Percentage of total by status might be a more meaningful metric than the basic count. To get this calculation, drag the service_request_id field to the Values box for a second time. Click the dropdown that now appears in the Values box (it is likely labeled as “Count of service_request_id2”). A dialog box will pop up with options for calculations. For “Custom name”, change the name to something description, like “Percent of total reports”. Directly underneath the “Custom name” option, click the tab for “Show Values As”. Click to expand the “Show Values As” dropdown, and choose “% of Grand Total”. The second column in the pivot table will now have a percentage to go along with the count.

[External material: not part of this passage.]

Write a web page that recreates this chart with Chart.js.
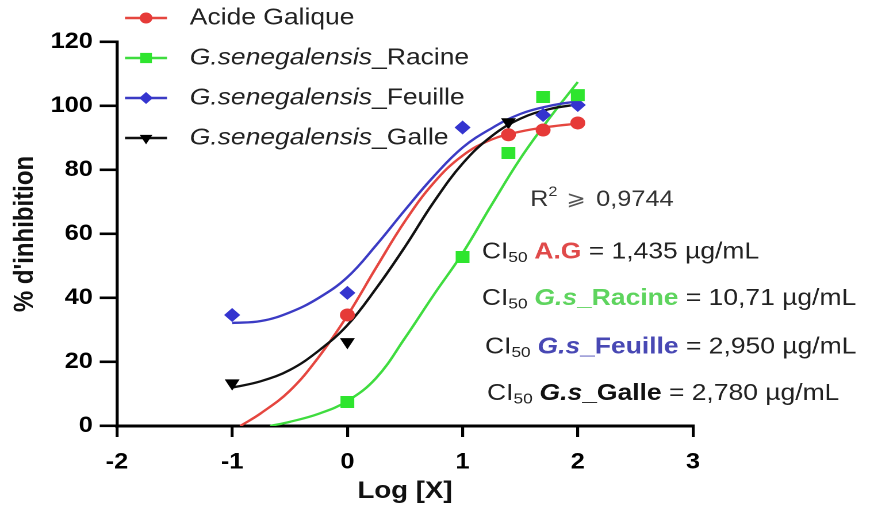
<!DOCTYPE html>
<html>
<head>
<meta charset="utf-8">
<script src="https://cdn.jsdelivr.net/npm/chart.js@4/dist/chart.umd.min.js"></script>
<style>
  html, body { margin: 0; padding: 0; background: #fff; }
  #wrap {
    position: absolute; left: 0; top: 0;
    width: 760px; height: 526px;
    transform: scaleX(1.15); transform-origin: 0 0;
  }
</style>
</head>
<body>
<div id="wrap"><canvas id="c"></canvas></div>
<script>
// Concentrations tested, as log10 (µg/mL)
const logConc = [-1, 0, 1, 1.398, 1.699, 2];

// Measured % inhibition for each extract
const acideGalique = [null, 34.7, null, 91.0, 92.5, 94.7];
const gsRacine     = [null, 7.5, 52.8, 85.3, 102.8, 103.4];
const gsFeuille    = [34.7, 41.6, 93.3, null, 97.2, 100.3];
const gsGalle      = [13.4, 26.3, null, 95.0, null, null];

// Fitted dose-response curves (log concentration -> % inhibition)
const fitXAcide  = [-0.93, -0.75, -0.5, -0.25, 0, 0.25, 0.5, 0.75, 1, 1.25, 1.5, 1.75, 2];
const fitAcide   = [0, 4, 11, 21.5, 34.5, 49.5, 64, 76, 84.5, 89.5, 92, 93.5, 94.5];
const fitXRacine = [-0.67, -0.5, -0.25, 0, 0.25, 0.5, 0.75, 1, 1.25, 1.5, 1.75, 2];
const fitRacine  = [0, 1.3, 3.8, 7.8, 15, 27.5, 41, 54, 69, 83.5, 96, 107.5];
const fitXFull   = [-1, -0.75, -0.5, -0.25, 0, 0.25, 0.5, 0.75, 1, 1.25, 1.5, 1.75, 2];
const fitFeuille = [32.2, 32.8, 35.5, 40, 46.5, 56.5, 67.5, 78, 87, 93, 97.5, 100, 101.5];
const fitGalle   = [12, 14, 17.5, 23.5, 31.5, 43, 56, 70, 82, 90.5, 96, 99, 100.5];

// Labels
const seriesNames = ['Acide Galique', 'G.senegalensis_Racine', 'G.senegalensis_Feuille', 'G.senegalensis_Galle'];
const ic50Names  = ['A.G', 'G.s_Racine', 'G.s_Feuille', 'G.s_Galle'];
const ic50Values = ['1,435', '10,71', '2,950', '2,780'];
const r2Value = '0,9744';
const xTitle = 'Log [X]';
const yTitle = "% d'inhibition";

// Styles
const FAMILY = '"Liberation Sans", Arial, Helvetica, sans-serif';
const lineColors   = ['#e5463f', '#3fdc3f', '#3b3bc4', '#111111'];
const markerColors = ['#e63a38', '#2ee52e', '#3434cf', '#000000'];
const markerStyles = ['circle', 'rect', 'rectRot', 'triangle'];
const markerRadius = [6.5, 8.5, 7, 7.5];
const markerRotation = [0, 0, 0, 180];
const ic50Colors = ['#e04a4a', '#5ed45e', '#4848b4', '#111111'];

const toXY = (xs, ys) => xs.map((x, i) => ({ x, y: ys[i] })).filter(p => p.y !== null);

const pointSets = [acideGalique, gsRacine, gsFeuille, gsGalle];
const curveSets = [
  toXY(fitXAcide, fitAcide),
  toXY(fitXRacine, fitRacine),
  toXY(fitXFull, fitFeuille),
  toXY(fitXFull, fitGalle)
];

const datasets = [];
pointSets.forEach((vals, i) => {
  datasets.push({
    label: seriesNames[i],
    data: toXY(logConc, vals),
    showLine: false,
    pointStyle: markerStyles[i],
    pointRadius: markerRadius[i],
    pointRotation: markerRotation[i],
    pointBackgroundColor: markerColors[i],
    pointBorderColor: markerColors[i],
    pointBorderWidth: 0,
    order: i
  });
});
curveSets.forEach((pts, i) => {
  datasets.push({
    label: seriesNames[i] + ' (fit)',
    data: pts,
    showLine: true,
    borderColor: lineColors[i],
    borderWidth: 2.3,
    pointRadius: 0,
    tension: 0.4,
    fill: false,
    order: 10 + (3 - i)
  });
});

// Draw a sequence of text runs with mixed fonts/colours on one line
function drawRuns(ctx, x, y, runs) {
  ctx.save();
  ctx.textBaseline = 'middle';
  ctx.textAlign = 'left';
  let cx = x;
  runs.forEach(r => {
    ctx.font = r.font;
    ctx.fillStyle = r.color || '#222';
    ctx.fillText(r.text, cx, y + (r.dy || 0));
    cx += ctx.measureText(r.text).width + (r.gap || 0);
  });
  ctx.restore();
}

const f = (size, weight, style) => `${style || 'normal'} ${weight || 'normal'} ${size}px ${FAMILY}`;

const overlayPlugin = {
  id: 'overlay',
  afterDatasetsDraw(chart) {
    const ctx = chart.ctx;
    const drawPoint = Chart.helpers.drawPoint;

    // legend
    const legX0 = 108.7, legX1 = 145.2, legMark = 127, legText = 165;
    const legY = [18, 58, 98, 138];
    seriesNames.forEach((name, i) => {
      const y = legY[i];
      ctx.save();
      ctx.strokeStyle = lineColors[i];
      ctx.lineWidth = 2.6;
      ctx.beginPath();
      ctx.moveTo(legX0, y);
      ctx.lineTo(legX1, y);
      ctx.stroke();
      ctx.fillStyle = markerColors[i];
      ctx.strokeStyle = markerColors[i];
      drawPoint(ctx, {
        pointStyle: markerStyles[i],
        radius: markerRadius[i] * 0.85,
        rotation: markerRotation[i],
        borderWidth: 0
      }, legMark, y);
      ctx.restore();
      const parts = name.split('_');
      const runs = parts.length > 1
        ? [{ text: parts[0], font: f(23, 'normal', 'italic'), color: '#222' },
           { text: '_' + parts[1], font: f(23), color: '#222' }]
        : [{ text: name, font: f(23), color: '#222' }];
      drawRuns(ctx, legText, y, runs);
    });

    // R² annotation
    drawRuns(ctx, 461, 200, [
      { text: 'R', font: f(22), color: '#333' },
      { text: '2', font: f(14), color: '#333', dy: -8, gap: 8 },
      { text: '\u2A7E', font: `normal normal 20px "DejaVu Sans", ${FAMILY}`, color: '#555', gap: 9 },
      { text: r2Value, font: f(22), color: '#333' }
    ]);

    // IC50 annotations
    const ciX = [419, 419, 421.7, 423.5];
    const ciY = [252, 298.5, 347, 393.5];
    ic50Names.forEach((nm, i) => {
      const [a, b] = nm.split('_');
      const nameRuns = b === undefined
        ? [{ text: nm, font: f(23, 'bold'), color: ic50Colors[i] }]
        : [{ text: a, font: f(23, 'bold', 'italic'), color: ic50Colors[i] },
           { text: '_' + b, font: f(23, 'bold'), color: ic50Colors[i] }];
      drawRuns(ctx, ciX[i], ciY[i], [
        { text: 'CI', font: f(23), color: '#222' },
        { text: '50', font: f(15), color: '#222', dy: 6, gap: 6 },
        ...nameRuns,
        { text: ' = ' + ic50Values[i] + ' \u00B5g/mL', font: f(23), color: '#222' }
      ]);
    });
  }
};

new Chart(document.getElementById('c'), {
  type: 'scatter',
  data: { datasets },
  plugins: [overlayPlugin],
  options: {
    responsive: true,
    maintainAspectRatio: false,
    devicePixelRatio: 2,
    animation: false,
    events: [],
    layout: { padding: { left: 0, right: 157.4, top: 42, bottom: 0 } },
    plugins: { legend: { display: false }, tooltip: { enabled: false } },
    scales: {
      x: {
        type: 'linear',
        min: -2, max: 3,
        afterFit: s => { s.height = 100; },
        border: { display: true, width: 3, color: '#000' },
        grid: { display: true, drawOnChartArea: false, drawTicks: true, tickLength: 11, lineWidth: 2.6, color: '#000' },
        ticks: { stepSize: 1, padding: 12, color: '#000', font: { family: FAMILY, size: 22, weight: 'bold' } },
        title: { display: true, text: xTitle, color: '#111', padding: { top: 0, bottom: 20 }, font: { family: FAMILY, size: 24, weight: 'bold' } }
      },
      y: {
        type: 'linear',
        min: 0, max: 120,
        afterFit: s => { s.width = 101.7; },
        border: { display: true, width: 2.7, color: '#000' },
        grid: { display: true, drawOnChartArea: false, drawTicks: true, tickLength: 15, lineWidth: 2.6, color: '#000' },
        ticks: { stepSize: 20, padding: 6, color: '#000', font: { family: FAMILY, size: 22, weight: 'bold' } },
        title: { display: true, text: yTitle, color: '#111', padding: { top: 7.3, bottom: 0 }, font: { family: FAMILY, size: 24, weight: 'bold' } }
      }
    }
  }
});
</script>
</body>
</html>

This screenshot of Excel illustrates the text in the previous paragraph describing how to add a field to the pivot table for percentage of total by status. The screenshot shows the Excel sheet containing the pivot table with the PivotTable Fields sidebar showing. The Value Field Settings box is displayed showing the option to show values as percentage of grand total. — Convert the count by status to the percentage of total by status

Aggregating with Python

# Calculate the count of reports per status
gid_requested_2025.groupby('status')['service_request_id'].value_counts()

# Calculate percentage of total
gid_requested_2025.groupby('status')['service_request_id'].value_counts(normalize=True)

Assessing the final insights

The analysis showed that, for 2025, the City closed 87 percent of the reports it received within the year and referred another 7.5 percent. About 4 percent are still in progress today. From here, it could be interesting to look more closely at In Progress reports, perhaps by service_name, which is a category for the type of report.